A WAKER creates sorrowful situations in himself and comes to fear and weep, lose and gain, mourn and smile in his dream. All his joys and sorrows belong to the
"dreamer" in himself. When awake, the dream and the dream-sorrows end, and the "dreamer" himself becomes the "waker." If, to the "dreamer" in his sorrows, the waking-consciousness were to manifest and advise, it would have repeated this stanza to the "dreamer": "When you, the dreamer, behold no agent other than the dreaming mind and know in yourself that which is higher than the dreaming mind, you shall attain to My being --- the waking consciousness." Similarly here, Krishna, the manifested God- Consciousness is explaining to man that his ego-centric life and activities, its sorrows and joys, achievements and despairs --- all belong to the waker-dreamer-sleeper- personality and on transcending them all, he shall really AWAKE to the Truth, and there BECOME one with It. A dreamer, on waking, cannot still remain a dreamer but must himself become the waker. Similarly, Spirit entangled in Matter is man and, man disentangled from its Matter identifications not only rediscovers but also becomes the Spirit; "ATTAINS TO MY BEING." NOW THE LORD PROCEEDS TO TEACH HOW ONE CAN ATTAIN THIS GREAT GOAL:
20. The embodied-one having crossed beyond these three GUNAS out of which the body is evolved, is freed from birth, death, decay and pain, and attains to Immortality.
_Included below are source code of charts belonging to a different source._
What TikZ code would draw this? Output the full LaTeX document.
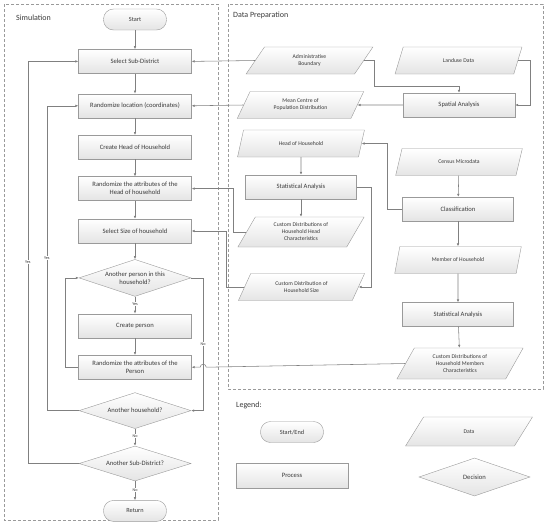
\documentclass[tikz,border=0pt]{standalone}
\usepackage{fontspec}
\setmainfont{Carlito}
\usepackage{tikz}
\usetikzlibrary{arrows.meta,positioning,shapes.geometric}
\usepackage{xcolor}
\definecolor{LineGray}{HTML}{808080}
\definecolor{BorderGray}{HTML}{9A9A9A}
\definecolor{FillGray}{HTML}{E4E4E4}
\definecolor{TextDark}{HTML}{3A3A3A}
\tikzset{
  termnode/.style={draw=BorderGray,top color=white,bottom color=FillGray,rounded corners=10pt,minimum width=63pt,minimum height=21pt,inner sep=0pt,align=center,font=\fontsize{6.3}{7}\selectfont,text=TextDark},
  procnode/.style={draw=BorderGray,top color=white,bottom color=FillGray,minimum width=113pt,minimum height=24pt,inner sep=1pt,align=center,font=\fontsize{6.6}{8}\selectfont,text=TextDark},
  datanode/.style={draw=BorderGray,top color=white,bottom color=FillGray,trapezium,trapezium left angle=60,trapezium right angle=120,trapezium stretches=true,minimum width=127pt,minimum height=27pt,inner sep=0pt,align=center,font=\fontsize{5.7}{7}\selectfont,text=TextDark},
  decnode/.style={draw=BorderGray,top color=white,bottom color=FillGray,diamond,aspect=3,inner sep=0pt,minimum width=112pt,minimum height=37pt,align=center,font=\fontsize{6.6}{8}\selectfont,text=TextDark},
  flow/.style={-{Latex[length=3pt,width=2.6pt]},draw=LineGray,line width=0.55pt},
  framebox/.style={draw=BorderGray,dashed,dash pattern=on 3pt off 2pt,line width=0.55pt},
  looplabel/.style={fill=white,inner sep=0.6pt,font=\fontsize{4.2}{5}\selectfont,text=TextDark},
  boxtitle/.style={anchor=west,inner sep=0pt,font=\fontsize{8}{9}\selectfont,text=TextDark}
}
\begin{document}
\begin{tikzpicture}[x=1pt,y=-1pt,node distance=17pt]
\useasboundingbox (0,0) rectangle (550,523);
% frames
\draw[framebox] (4,4) rectangle (218,520);
\draw[framebox] (228,4) rectangle (543,389);
\node[boxtitle] (simtitle) at (16,18) {Simulation};
\node[boxtitle] (preptitle) at (233,15) {Data Preparation};

% simulation column
\node[termnode] (start) at (135,19.5) {Start};
\node[procnode,below=19pt of start] (subdist) {Select Sub-District};
\node[procnode,below=20pt of subdist] (randloc) {Randomize location (coordinates)};
\node[procnode,below=of randloc] (headhh) {Create Head of Household};
\node[procnode,below=of headhh] (randhead) {Randomize the attributes of the\\Head of household};
\node[procnode,below=18pt of randhead] (selsize) {Select Size of household};
\node[decnode,below=16pt of selsize] (anotherp) {Another person in this\\household?};
\node[procnode,below=of anotherp] (createp) {Create person};
\node[procnode,below=of createp] (randp) {Randomize the attributes of the\\Person};
\node[decnode,below=13pt of randp,minimum height=36pt] (anotherhh) {Another household?};
\node[decnode,below=of anotherhh,minimum height=35pt] (anothersd) {Another Sub-District?};
\node[termnode,below=19pt of anothersd] (return) {Return};

% data preparation, left column
\node[datanode] (admin) at (309.5,60.5) {Administrative\\Boundary};
\node[datanode] (meanc) at (300.5,105) {Mean Centre of\\Population Distribution};
\node[datanode] (headdata) at (301,143.5) {Head of Household};
\node[procnode,minimum width=111pt] (statl) at (301,187) {Statistical Analysis};
\node[datanode,minimum height=30pt] (cdhead) at (301,232) {Custom Distributions of\\Household Head\\Characteristics};
\node[datanode] (cdsize) at (301.5,287) {Custom Distribution of\\Household Size};

% data preparation, right column
\node[datanode] (landuse) at (458.5,60.5) {Landuse Data};
\node[procnode,minimum width=112pt] (spatial) at (459,105) {Spatial Analysis};
\node[datanode] (census) at (459,162) {Census Microdata};
\node[procnode,minimum width=111pt] (classif) at (458,209) {Classification};
\node[datanode] (member) at (458,260) {Member of Household};
\node[procnode,minimum width=111pt] (statr) at (458,314.5) {Statistical Analysis};
\node[datanode,minimum height=31pt] (cdmem) at (460,363.5) {Custom Distributions of\\Household Members\\Characteristics};

% legend
\node[boxtitle] (legtitle) at (236,405) {Legend:};
\node[termnode] (legterm) at (292,432) {Start/End};
\node[datanode,minimum height=29pt] (legdata) at (469,431.5) {Data};
\node[procnode,minimum width=112pt,minimum height=25pt] (legproc) at (292,475.5) {Process};
\node[decnode,minimum width=111pt,minimum height=38pt] (legdec) at (474.5,477) {Decision};

% main flow
\draw[flow] (start) -- (subdist);
\draw[flow] (subdist) -- (randloc);
\draw[flow] (randloc) -- (headhh);
\draw[flow] (headhh) -- (randhead);
\draw[flow] (randhead) -- (selsize);
\draw[flow] (selsize) -- (anotherp);
\draw[flow] (anotherp) -- node[looplabel,pos=0.45]{Yes} (createp);
\draw[flow] (createp) -- (randp);
\draw[flow] (anotherhh) -- node[looplabel,pos=0.45]{No} (anothersd);
\draw[flow] (anothersd) -- node[looplabel,pos=0.45]{No} (return);

% loops
\draw[flow] (randp.west) -- ++(-13,0) |- (anotherp.west);
\draw[flow] (anotherp.east) -- ++(12,0) coordinate (nocorner) |- node[looplabel,pos=0.25]{No} (anotherhh.east);
\draw[flow] (anotherhh.west) -- ++(-32,0) |- node[looplabel,pos=0.25]{Yes} (randloc.west);
\draw[flow] (anothersd.west) -- ++(-51,0) |- node[looplabel,pos=0.25]{Yes} (subdist.west);

% data into simulation
\draw[flow] (admin.west) -- (subdist.east);
\draw[flow] (meanc.west) -- (randloc.east);
\draw[flow] (cdhead.west) -- ++(-13,0) |- (randhead.east);
\draw[flow] (cdsize.west) -- ++(-18,0) |- (selsize.east);
\draw[flow] (cdmem.west) -- ([xshift=3pt]nocorner |- randp.east) arc[start angle=0,end angle=180,radius=3pt] -- (randp.east);

% data preparation flow
\draw[flow] (admin.east) -- ++(10,0) |- ([yshift=7pt]spatial.north) -- (spatial.north);
\draw[flow] (landuse.east) -- ++(12,0) |- (spatial.east);
\draw[flow] (spatial.west) -- (meanc.east);
\draw[flow] (headdata) -- (statl);
\draw[flow] (statl) -- (cdhead);
\draw[flow] (statl.east) -- ++(15,0) |- (cdsize.east);
\draw[flow] (census) -- (classif);
\draw[flow] (classif.west) -- ++(-15,0) |- (headdata.east);
\draw[flow] (classif) -- (member);
\draw[flow] (member) -- (statr);
\draw[flow] (statr) -- (cdmem);
\end{tikzpicture}
\end{document}
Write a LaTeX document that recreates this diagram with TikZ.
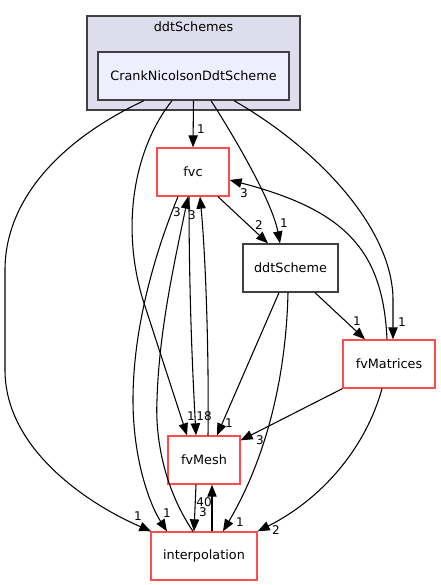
\documentclass[tikz,border=0pt]{standalone}
\usepackage{fontspec}
\setmainfont{DejaVu Sans}
\usetikzlibrary{arrows.meta,calc}
\definecolor{dgrey}{HTML}{404040}
\definecolor{clfill}{HTML}{DDDDEE}
\definecolor{dirfill}{HTML}{EEEEFF}
\definecolor{pkred}{HTML}{FF4B4B}

\begin{document}
\begin{tikzpicture}[x=0.75pt, y=-0.75pt,
    dep/.style={-{Triangle[length=9pt,width=7pt]}, line width=0.8pt},
    box/.style={draw=pkred, line width=1pt, minimum height=36pt, inner sep=0pt, font=\fontsize{9.6}{11}\selectfont},
    dirbox/.style={box, draw=dgrey},
    num/.style={inner sep=0pt, font=\fontsize{9}{10}\selectfont}]
    \useasboundingbox (0,0) rectangle (440,585);

    \node[draw=dgrey, line width=1pt, fill=clfill, minimum width=159.75pt, minimum height=70.5pt] (ddts) at (193.5,63) {};
    \node[font=\fontsize{9.6}{11}\selectfont] (ddtsl) at (193.5,27) {ddtSchemes};
    \node[dirbox, fill=dirfill, minimum width=143.25pt] (cns) at (193.5,76) {CrankNicolsonDdtScheme};

    \node[box, minimum width=54pt] (fvc) at (193,172) {fvc};
    \node[dirbox, minimum width=71.25pt] (ddt) at (290.5,268) {ddtScheme};
    \node[box, minimum width=69pt] (fvm) at (389,364) {fvMatrices};
    \node[box, minimum width=54pt] (mesh) at (204,460) {fvMesh};
    \node[box, minimum width=79.5pt] (intp) at (204,556) {interpolation};

    \draw[dep] (cns.south) -- (fvc.north) node[num] at (201,129) {1};
    \draw[dep] ($(cns.south)+(17.5,0)$) .. controls (230,130) and (272,200) .. ($(ddt.north)+(-10.5,0)$) node[num] at (284,223) {1};
    \draw[dep] ($(cns.south)+(40.5,0)$) .. controls (320,150) and (393,230) .. (393,300) -- ($(fvm.north)+(4,0)$) node[num] at (402,322) {1};
    \draw[dep] ($(cns.south)+(-49.5,0)$) .. controls (60,140) and (5,200) .. (5,270) -- (5,370) .. controls (5,450) and (90,505) .. ($(intp.north west)+(1,0)$) node[num] at (138,516) {1};
    \draw[dep] ($(cns.south)+(-21.5,0)$) .. controls (133,150) and (121,228) .. (143,300) -- ($(mesh.north)+(-17,0)$) node[num] at (191,416) {1};

    \draw[dep] ($(fvc.south)+(25,0)$) -- ($(ddt.north)+(-22.5,0)$) node[num] at (259,225) {2};
    \draw[dep] ($(fvc.south)+(-15,0)$) .. controls (160,240) and (133,320) .. (133,400) .. controls (133,460) and (150,505) .. ($(intp.north)+(-37,0)$) node[num] at (167,513) {1};
    \draw[dep] ($(fvc.south)+(-4,0)$) .. controls (189,300) and (193,380) .. ($(mesh.north)+(-8,0)$) node[num] at (204,416) {18};

    \draw[dep] ($(intp.north)+(-11,0)$) .. controls (165,490) and (155,440) .. (157,400) .. controls (159,330) and (175,260) .. ($(fvc.south)+(-5,0)$) node[num] at (177,212) {3};
    \draw[dep] ($(mesh.north)+(4,0)$) .. controls (209,360) and (206,260) .. ($(fvc.south)+(7,0)$) node[num] at (192,215) {3};

    \draw[dep] ($(ddt.south)+(-11.5,0)$) -- ($(mesh.north)+(13,0)$) node[num] at (229,423) {1};
    \draw[dep] ($(ddt.south)+(-2.5,0)$) .. controls (286,380) and (265,460) .. ($(intp.north)+(19,0)$) node[num] at (240,522) {1};
    \draw[dep] ($(ddt.south)+(24.5,0)$) -- ($(fvm.north)+(-24,0)$) node[num] at (357,321) {1};

    \draw[dep] (fvm.south west) -- ($(mesh.north east)+(0,5)$) node[num] at (260,440) {3};
    \draw[dep] ($(fvm.south)+(-7,0)$) .. controls (365,450) and (320,500) .. (intp.north east) node[num] at (276,530) {2};
    \draw[dep] ($(fvm.north)+(-2,0)$) .. controls (383,250) and (345,210) .. ($(fvc.east)+(0,8)$) node[num] at (244,193) {3};

    \draw[dep] ($(intp.north)+(8,0)$) -- ($(mesh.south)+(8,0)$) node[num] at (204,502) {40};
    \draw[dep] ($(mesh.south)+(-8,0)$) -- ($(intp.north)+(-10,0)$) node[num] at (203,512) {3};
\end{tikzpicture}
\end{document}
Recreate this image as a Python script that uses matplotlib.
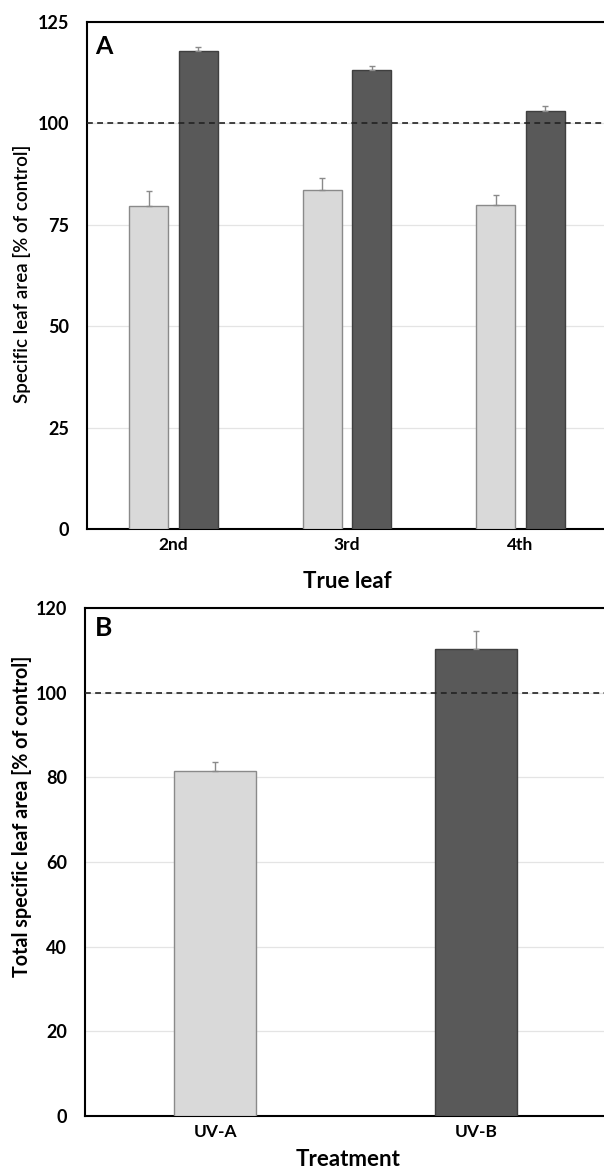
import matplotlib
matplotlib.use("Agg")
import matplotlib.pyplot as plt
import numpy as np

plt.rcParams['font.family'] = ['Lato', 'DejaVu Sans']

# ---- data ----
leaves = ["2nd", "3rd", "4th"]
uva_leaf = [79.6, 83.5, 79.8]
uva_leaf_err = [3.7, 3.1, 2.5]
uvb_leaf = [117.9, 113.2, 103.1]
uvb_leaf_err = [1.0, 1.0, 1.2]

treatments = ["UV-A", "UV-B"]
total_vals = [81.6, 110.3]
total_err = [2.0, 4.3]

yticks_a = [0, 25, 50, 75, 100, 125]
yticks_b = [0, 20, 40, 60, 80, 100, 120]
control_level = 100

LIGHT = "#d9d9d9"
LIGHT_EDGE = "#8a8a8a"
DARK = "#595959"
DARK_EDGE = "#3f3f3f"
ERR = "#8a8a8a"

W, H = 604, 1171
fig = plt.figure(figsize=(W / 100, H / 100), dpi=100)

def px_axes(left, top, right, bottom):
    return fig.add_axes([left / W, 1 - bottom / H, (right - left) / W, (bottom - top) / H])

axA = px_axes(87, 22, 607, 529)
axB = px_axes(85, 608, 606, 1116)

def style(ax, yticks):
    ax.set_ylim(yticks[0], yticks[-1])
    ax.set_yticks(yticks)
    for s in ax.spines.values():
        s.set_linewidth(1.5)
        s.set_color("black")
    ax.spines['right'].set_visible(False)
    ax.tick_params(axis='y', length=0, pad=13, labelsize=13)
    ax.tick_params(axis='x', length=0, pad=6, labelsize=12.5)
    for lab in ax.get_xticklabels() + ax.get_yticklabels():
        lab.set_fontweight('bold')
    ax.yaxis.grid(True, color="#e4e4e4", linewidth=0.9, zorder=0)
    ax.set_axisbelow(True)
    ax.axhline(control_level, color="#222222", linewidth=1.2, linestyle=(0, (3.5, 2.6)), zorder=4)

# ---- panel A ----
x = np.arange(len(leaves))
bw = 0.225
off = 0.143
axA.bar(x - off, uva_leaf, bw, color=LIGHT, edgecolor=LIGHT_EDGE, linewidth=1.0, zorder=3,
        yerr=[np.zeros(3), uva_leaf_err], error_kw=dict(ecolor=ERR, elinewidth=1.0, capsize=2, capthick=1.0))
axA.bar(x + off, uvb_leaf, bw, color=DARK, edgecolor=DARK_EDGE, linewidth=1.0, zorder=3,
        yerr=[np.zeros(3), uvb_leaf_err], error_kw=dict(ecolor=ERR, elinewidth=1.0, capsize=2, capthick=1.0))
axA.set_xlim(-0.5, len(leaves) - 0.5)
axA.set_xticks(x)
axA.set_xticklabels(leaves)
style(axA, yticks_a)
axA.text(0.016, 0.975, "A", transform=axA.transAxes, ha='left', va='top',
         fontsize=18, fontweight='bold')

# ---- panel B ----
xb = np.arange(len(treatments))
bwb = 0.313
colors_b = [LIGHT, DARK]
edges_b = [LIGHT_EDGE, DARK_EDGE]
axB.bar(xb, total_vals, bwb, color=colors_b, edgecolor=edges_b, linewidth=1.0, zorder=3,
        yerr=[np.zeros(2), total_err], error_kw=dict(ecolor=ERR, elinewidth=1.0, capsize=2, capthick=1.0))
axB.set_xlim(-0.5, len(treatments) - 0.5)
axB.set_xticks(xb)
axB.set_xticklabels(treatments)
style(axB, yticks_b)
axB.text(0.018, 0.985, "B", transform=axB.transAxes, ha='left', va='top',
         fontsize=19, fontweight='bold')

# ---- axis titles ----
fig.text(22 / W, 1 - 274 / H, "Specific leaf area [% of control]", rotation=90,
         ha='center', va='center', fontsize=13.5, fontweight='semibold')
fig.text(22 / W, 1 - 816 / H, "Total specific leaf area [% of control]", rotation=90,
         ha='center', va='center', fontsize=14.2, fontweight='bold')
fig.text(347 / W, 1 - 588 / H, "True leaf", ha='center', va='baseline',
         fontsize=16, fontweight='bold')
fig.text(348 / W, 1 - 1166 / H, "Treatment", ha='center', va='baseline',
         fontsize=16, fontweight='bold')

fig.savefig("out.png", dpi=100)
So long as you stand near the open oven in the kitchen, you must necessarily feel the heat of the fire and the smoke in the atmosphere. To walk out of the kitchen is to escape both these inconveniences because heat and smoke are the properties of fire in the oven and not the qualities of the atmosphere. In burning summer, out in your courtyard, there is both heat and glare, to escape which, you have only to walk into the shelter of your room. So too, identifying ourselves with the gunas and thus playing in the mental and intellectual zones, we suffer the imperfections and sorrows of an ordinary life. But when these are transcended we shall no more be under the tyranny of these sorrows. Finitude and agitations, mortality and pangs, change and sorrow are not in the Perfect, Immortal, Changeless Self. HAVING CROSSED THE THREE 'GUNAS' OUT OF WHICH THE BODY IS EVOLVED --- The three gunas are the expressions of 'ignorance'or NESCIENCE, which constitutes the very causal-body. We are experiencing the pure causal-body in our deep-sleep, and this is nothing other than the gunas. They emerge from the causal-body to express themselves first as the subtle-body, expressing as qualities of our thoughts and feeling, and again as the gross-body to express themselves into good, bad, or indifferent actions.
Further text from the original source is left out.